Required: Three-quarters of a pound of rough puff pastry. Quarter of a pound of macaroni. Two tablespoonfuls of chopped parsley. Two tablespoonfuls of chopped onion. Salt and pepper. Three hard-boiled eggs. One ounce of butter. Three-quarters of an ounce of flour. Half a pint of water. Tomatoes. (Sufficient for five or six.)

Rub the inside of a pie-dish with a little butter.

Break the macaroni into pieces about an inch long, and boil it until tender in boiling water. It will probably take about three-quarters of an hour. Then drain off the water. Put a layer of sliced tomatoes in the dish, then a layer of cooked macaroni, next a good sprinkling of parsley, onion, salt and pepper, next another layer of tomatoes, and so on until the dish is full. Cut the eggs into slices, and lay them on" the top.

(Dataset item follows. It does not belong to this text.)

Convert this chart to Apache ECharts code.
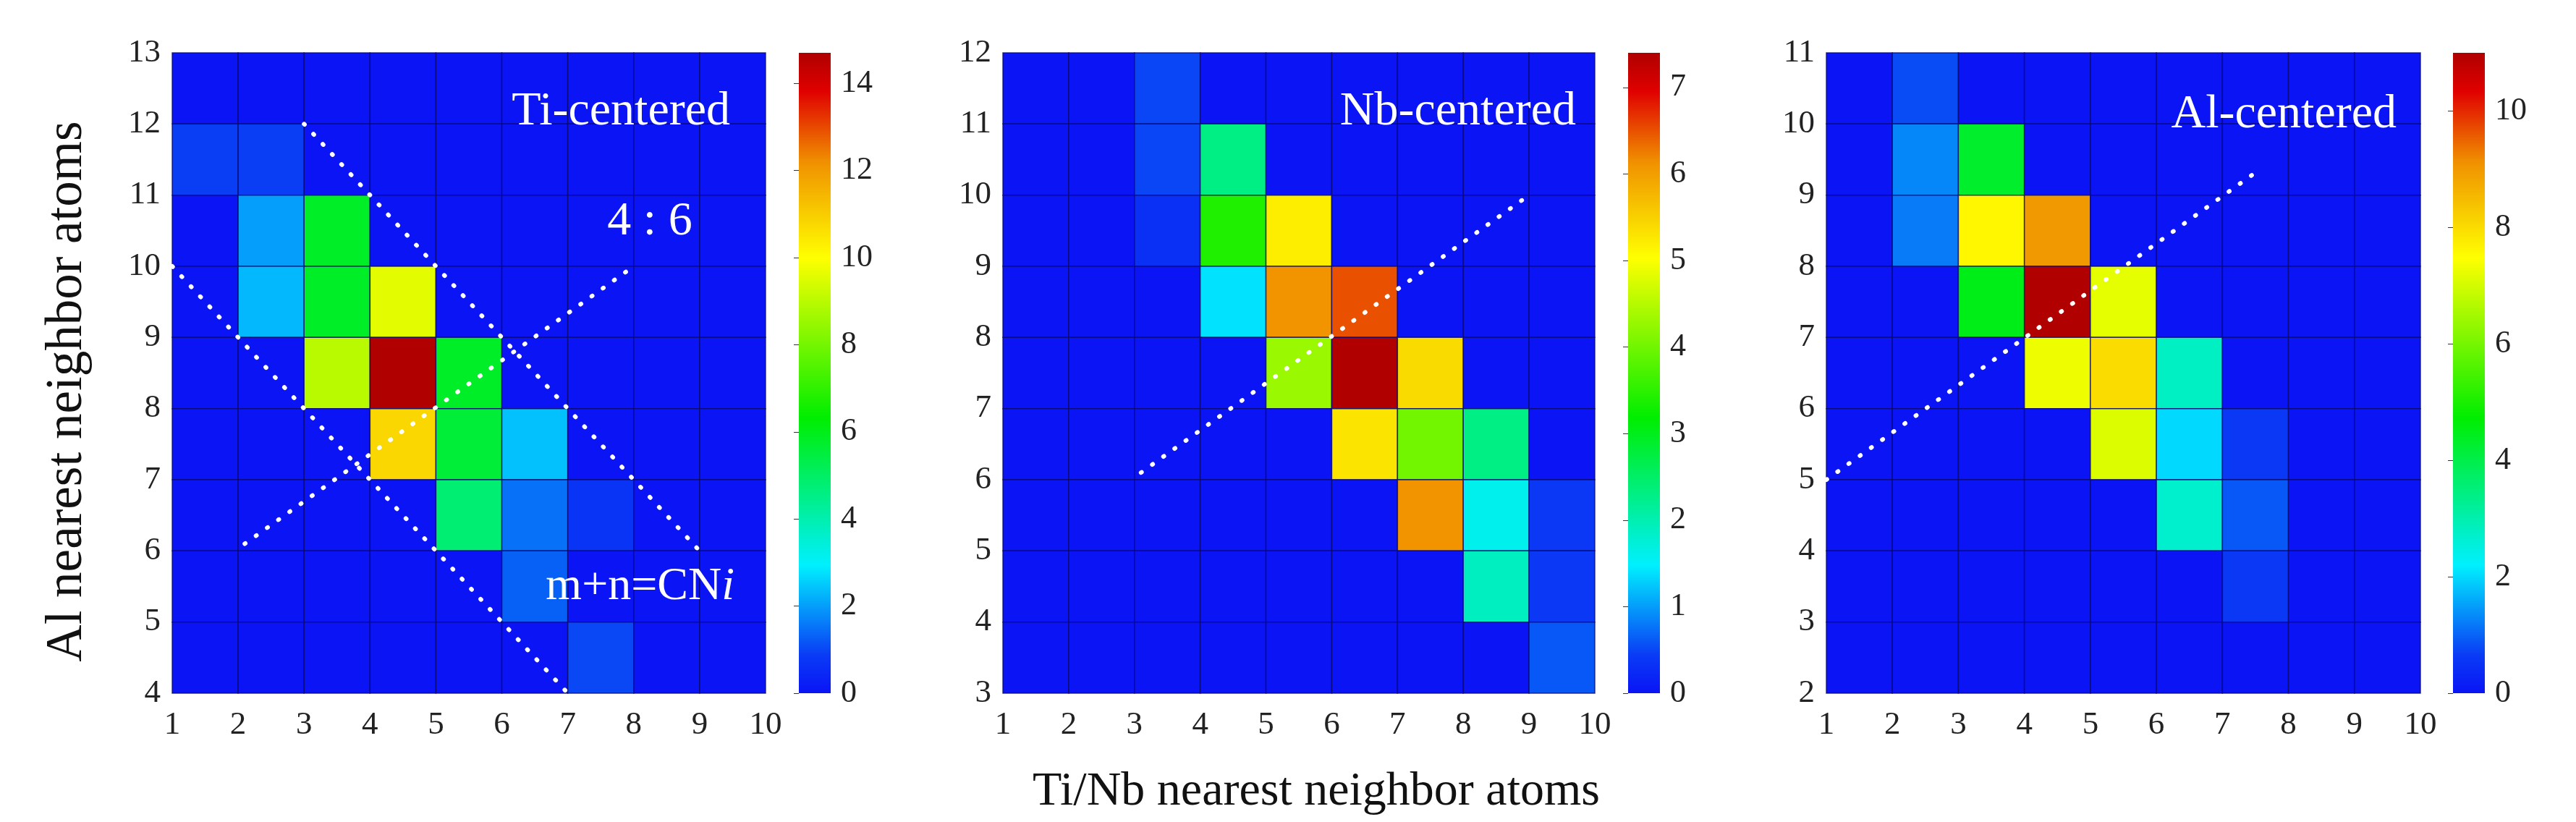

Melt the butter in a pan, stir the flour smoothly into it, and fry it over the fire a pale brown, then add the water and stir until it boils. Season the sauce carefully, adding, if liked, a little Worcester or Harvey sauce. Pour this sauce into the pie-dish. Cover the dish with pastry, decorating the top prettily with leaves of pastry. Brush it with beaten egg, and bake it in a quick oven for about three-quarters of an hour, or until the pastry is crisp and a good brown.. Serve either hot or cold. Cost, from 2s.